Sebi also holds the view that government nominees on the board of directors of a government company will not be independent directors. It is necessary that the interest of the company as a whole is always paramount and that there is no conflict in the mind of the independent director vis-à-vis the interest of any particular stakeholder in the corporate entity. If and when the interest of a given stakeholder takes precedence over the interest of the company, the director loses his independent judgment, for he considers his dependence on the interest he represents as paramount. This may jeopardize good governance in the corporate as good governance demands equity, justice and fair play towards all the stakeholders pari passu.

While Sebi has proposed to introduce the welcome change in Clause 49 regarding independent status of nominee directors, a reference is invited to the new guidelines on corporate governance for central public sector enterprises. The guidelines regard institutional directors as independent directors except in government companies.

This is surely not in consonance with the puritan’s or practical concept of independence of a director. In the eyes of a puritan, any interest direct or indirect, close or remote, other than the interest of the company as a whole, that influences the thinking of the director while sitting on the board will be considered inimical to the concept of independence. Qua director an individual must have the interest of the company as a whole paramount in his mind.

This view expressed in the Guidelines on Corporate Governance for the Central Public Sector Enterprises regarding nominee directors may require re-consideration. It may be pointed out that Sebi, in respect of government companies, has taken the view that government nominees in government companies would not be treated as independent directors since they have a material pecuniary relationship with government, receiving salary and other perks from the government.
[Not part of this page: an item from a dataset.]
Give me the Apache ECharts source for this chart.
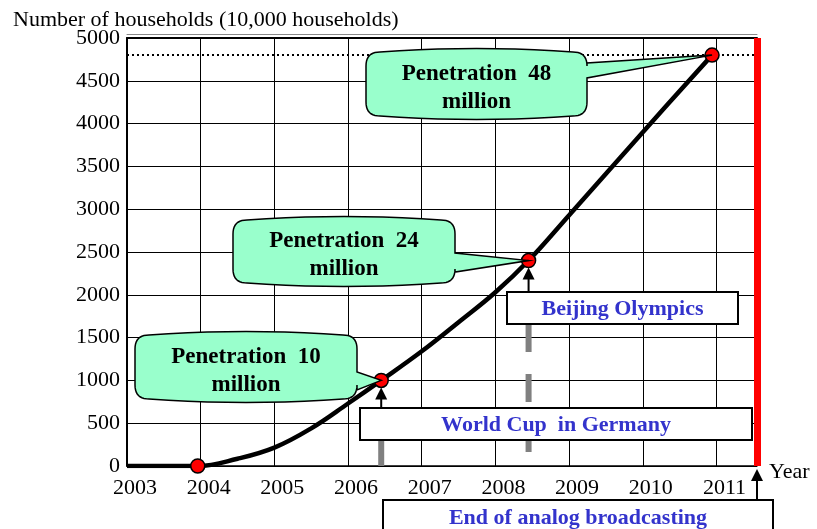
<!DOCTYPE html>
<html>
<head>
<meta charset="utf-8">
<script src="https://cdn.jsdelivr.net/npm/echarts@6/dist/echarts.min.js"></script>
<style>
  html, body { margin: 0; background: #fff; }
  #chart { width: 817px; height: 529px; }
</style>
</head>
<body>
<div id="chart"></div>
<script>
// household counts (10,000 households)
const curveYears = [2003, 2003.96, 2004.5, 2005, 2005.5, 2006, 2006.45, 2007, 2007.5, 2008, 2008.45, 2009, 2010, 2010.94]
const curveValues = [0, 0, 85, 215, 440, 730, 1000, 1340, 1680, 2030, 2400, 2930, 3900, 4800]

// the red milestone dots
const milestoneYears = [2003.96, 2006.45, 2008.45, 2010.94]
const milestoneValues = [0, 1000, 2400, 4800]

const targetValue = 4800
const analogEndYear = 2011.55

const calloutTexts = ['Penetration  10\nmillion', 'Penetration  24\nmillion', 'Penetration  48\nmillion']
const eventTexts = ['World Cup  in Germany', 'Beijing Olympics', 'End of analog broadcasting']

const serif = '"Liberation Serif", "Times New Roman", serif'

const chart = echarts.init(document.getElementById('chart'))

chart.setOption({
  animation: false,
  title: {
    text: 'Number of households (10,000 households)',
    left: 8,
    top: 4,
    textStyle: { fontFamily: serif, fontSize: 22, fontWeight: 'normal', color: '#000' }
  },
  grid: { left: 127, right: 60, top: 38, bottom: 63 },
  xAxis: [{
    type: 'value',
    min: 2003,
    max: analogEndYear,
    interval: 1,
    offset: 4,
    name: 'Year',
    nameLocation: 'end',
    nameGap: 12,
    nameTextStyle: { fontFamily: serif, fontSize: 22, color: '#000', verticalAlign: 'top', lineHeight: 12 },
    axisLine: { lineStyle: { color: '#000', width: 1.5 } },
    axisTick: { show: false },
    axisLabel: {
      showMaxLabel: false,
      margin: 7,
      padding: [0, 0, 0, 16],
      fontFamily: serif,
      fontSize: 22,
      color: '#000',
      formatter: v => String(v)
    },
    splitLine: { lineStyle: { color: '#000', width: 1 } }
  }, {
    type: 'value',
    position: 'top',
    min: 2003,
    max: analogEndYear,
    axisLine: { lineStyle: { color: '#000', width: 2 } },
    axisTick: { show: false },
    axisLabel: { show: false },
    splitLine: { show: false }
  }, {
    type: 'value',
    position: 'top',
    offset: 4,
    min: 2003,
    max: analogEndYear,
    axisLine: { lineStyle: { color: '#888', width: 1 } },
    axisTick: { show: false },
    axisLabel: { show: false },
    splitLine: { show: false }
  }],
  yAxis: {
    type: 'value',
    min: 0,
    max: 5000,
    interval: 500,
    axisLine: { show: true, lineStyle: { color: '#000', width: 2 } },
    axisTick: { show: false },
    axisLabel: { margin: 7, fontFamily: serif, fontSize: 22, color: '#000', formatter: v => String(v) },
    splitLine: { lineStyle: { color: '#000', width: 1 } }
  },
  series: [{
    type: 'line',
    data: curveYears.map((y, i) => [y, curveValues[i]]),
    smooth: 0.4,
    showSymbol: false,
    lineStyle: { color: '#000', width: 4.5 },
    z: 3
  }, {
    type: 'scatter',
    data: milestoneYears.map((y, i) => [y, milestoneValues[i]]),
    symbolSize: 14,
    itemStyle: { color: '#ff0000', opacity: 1, borderColor: '#000', borderWidth: 1.5 },
    z: 5,
    markLine: {
      silent: true,
      symbol: 'none',
      label: { show: false },
      data: [
        { yAxis: targetValue, lineStyle: { color: '#000', width: 2, type: [2, 3] } },
        { xAxis: analogEndYear, lineStyle: { color: '#ff0000', width: 7, type: 'solid' } }
      ]
    }
  }]
})

const px = (x, y) => chart.convertToPixel({ gridIndex: 0 }, [x, y])

// callout boxes [x0, y0, x1, y1] and where the pointer leaves the right side
const calloutBoxes = [[135, 335, 357, 399], [233, 220, 455, 283], [366, 52, 587, 116]]
const calloutBases = [[372, 390], [253, 272], [63, 78]]

function quad (pts, p0, c, p1) {
  for (let k = 1; k <= 10; k++) {
    const t = k / 10
    const u = 1 - t
    pts.push([u * u * p0[0] + 2 * u * t * c[0] + t * t * p1[0], u * u * p0[1] + 2 * u * t * c[1] + t * t * p1[1]])
  }
}

function calloutPoints (b, base, tip) {
  const [x0, y0, x1, y1] = b
  const r = 14
  const mx = (x0 + x1) / 2
  const pts = [[x0 + r, y0]]
  quad(pts, [x0 + r, y0], [mx, y0 - 7], [x1 - r, y0])
  quad(pts, [x1 - r, y0], [x1, y0], [x1, y0 + r])
  pts.push([x1, base[0]], tip, [x1, base[1]], [x1, y1 - r])
  quad(pts, [x1, y1 - r], [x1, y1], [x1 - r, y1])
  quad(pts, [x1 - r, y1], [mx, y1 + 7], [x0 + r, y1])
  quad(pts, [x0 + r, y1], [x0, y1], [x0, y1 - r])
  pts.push([x0, y0 + r])
  quad(pts, [x0, y0 + r], [x0, y0], [x0 + r, y0])
  return pts
}

const elements = []

calloutBoxes.forEach((b, i) => {
  const tip = px(milestoneYears[i + 1], milestoneValues[i + 1])
  elements.push({
    type: 'polygon',
    z: 100,
    shape: { points: calloutPoints(b, calloutBases[i], tip) },
    style: { fill: '#99ffcc', stroke: '#000', lineWidth: 1.5 }
  })
  elements.push({
    type: 'text',
    z: 101,
    x: (b[0] + b[2]) / 2,
    y: (b[1] + b[3]) / 2 + 4,
    style: {
      text: calloutTexts[i],
      font: 'bold 23px ' + serif,
      fill: '#000',
      align: 'center',
      verticalAlign: 'middle',
      lineHeight: 28
    }
  })
})

// event label boxes
const eventBoxes = [[360, 408, 752, 440], [507, 292, 738, 324], [383, 500, 773, 540]]
const eventTextY = [425, 309, 518]

function arrowUp (x, tipY, fromY) {
  elements.push({
    type: 'line', z: 90,
    shape: { x1: x, y1: fromY, x2: x, y2: tipY + 8 },
    style: { stroke: '#000', lineWidth: 2 }
  })
  elements.push({
    type: 'polygon', z: 90,
    shape: { points: [[x, tipY], [x - 6, tipY + 12], [x + 6, tipY + 12]] },
    style: { fill: '#000' }
  })
}

const axisBottom = px(2003, 0)[1]
const eventAnchors = [px(milestoneYears[1], milestoneValues[1]), px(milestoneYears[2], milestoneValues[2]), px(analogEndYear, 0)]

// grey drop lines under the two event boxes
elements.push({
  type: 'line', z: 80,
  shape: { x1: eventAnchors[0][0], y1: eventBoxes[0][3], x2: eventAnchors[0][0], y2: axisBottom },
  style: { stroke: '#808080', lineWidth: 6 }
})
elements.push({
  type: 'line', z: 80,
  shape: { x1: eventAnchors[1][0], y1: eventBoxes[1][3], x2: eventAnchors[1][0], y2: axisBottom - 10 },
  style: { stroke: '#808080', lineWidth: 6, lineDash: [28, 22] }
})

arrowUp(eventAnchors[0][0], eventAnchors[0][1] + 7, eventBoxes[0][1])
arrowUp(eventAnchors[1][0], eventAnchors[1][1] + 7, eventBoxes[1][1])
arrowUp(eventAnchors[2][0], eventAnchors[2][1] + 3, eventBoxes[2][1])

eventBoxes.forEach((b, i) => {
  elements.push({
    type: 'rect', z: 95,
    shape: { x: b[0], y: b[1], width: b[2] - b[0], height: b[3] - b[1] },
    style: { fill: '#fff', stroke: '#000', lineWidth: 2 }
  })
  elements.push({
    type: 'text', z: 96,
    x: (b[0] + b[2]) / 2,
    y: eventTextY[i],
    style: {
      text: eventTexts[i],
      font: 'bold 22px ' + serif,
      fill: '#3333cc',
      align: 'center',
      verticalAlign: 'middle'
    }
  })
})

chart.setOption({ graphic: { elements } })
</script>
</body>
</html>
From newspaper reports about the new guidelines, it appears that in respect of government companies’ directors, who are nominees of lending or investing institutions, will not be treated as independent directors while such nominees in other central public sector enterprises will be regarded as independent.

Yet, the position regarding nominee directors, in all quarters, in all corporate, and in consistent national view, should be that they are not independent directors.